A variety of factors could be chilling the market, including a shrinking list of potential M&A targets left for operators still hunting for inorganic growth.
Many of the largest private E&Ps backed by institutional and private equity capital were plucked off the drawing board in the latest round of consolidation.
The list includes Vencer Energy, Tap Rock Resources, Hibernia Resources, Black Swan Operating, PetroLegacy Energy, Piedra Operating and Advance Energy Partners, which sold in deals with larger publics Civitas Resources, Ovintiv Inc., Vital Energy and Matador Resources.
Private Permian producers with considerable undrilled inventory remaining include Double Eagle IV, Summit Petroleum and BTA Oil Producers.
Enverus estimates that Double Eagle IV holds an attractive inventory of over 300 gross operated drilling locations across the core of the Midland Basin.
“That puts [Double Eagle IV] in a nearly unique scale among the private equity-backed privates that are left in the Permian,” Dittmar recently told Hart Energy.
Given the shortage of private acquisition opportunities left, Enverus expects public consolidation “to be the most likely route” for M&A markets going forward.
Other notable examples of public-public tie-ups in the Permian include Permian Resources’ $4.5 billion acquisition of Earthstone Energy last year and the APA-Callon deal.
Public consolidation is also happening outside of the Permian.
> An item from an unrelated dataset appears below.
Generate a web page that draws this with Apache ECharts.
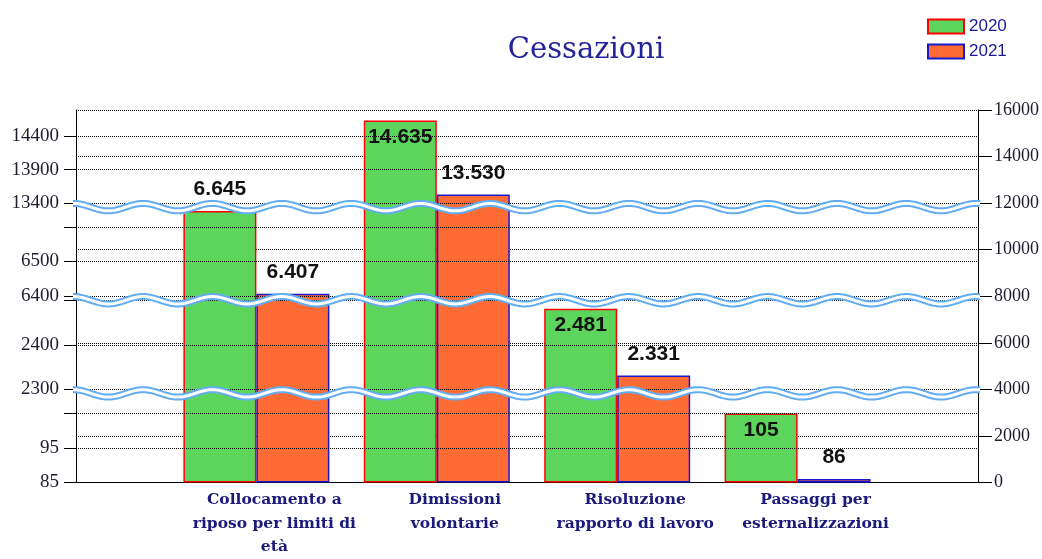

Haynesville Shale and Appalachia gas producers Chesapeake Energy and Southwestern Energy are combining in a $7.4 billion merger.
The Chesapeake-Southwestern deal is less about improving the combined company’s inventory runway and more about boosting exposure to expanding U.S. LNG export capacity, Enverus said.
Chord Energy and Enerplus Corp. are also combining in a $4 billion cash-and-stock deal to become one of the biggest players in the Williston Basin of North Dakota and Montana.
But deals are also being slowed down by increasing antitrust scrutiny by the Federal Trade Commission.
The FTC has requested additional information regarding the largest energy industry transactions signed last year—Exxon’s Pioneer acquisition, the Chesapeake-Southwestern merger and Chevron’s $53 billion acquisition of rival Hess Corp.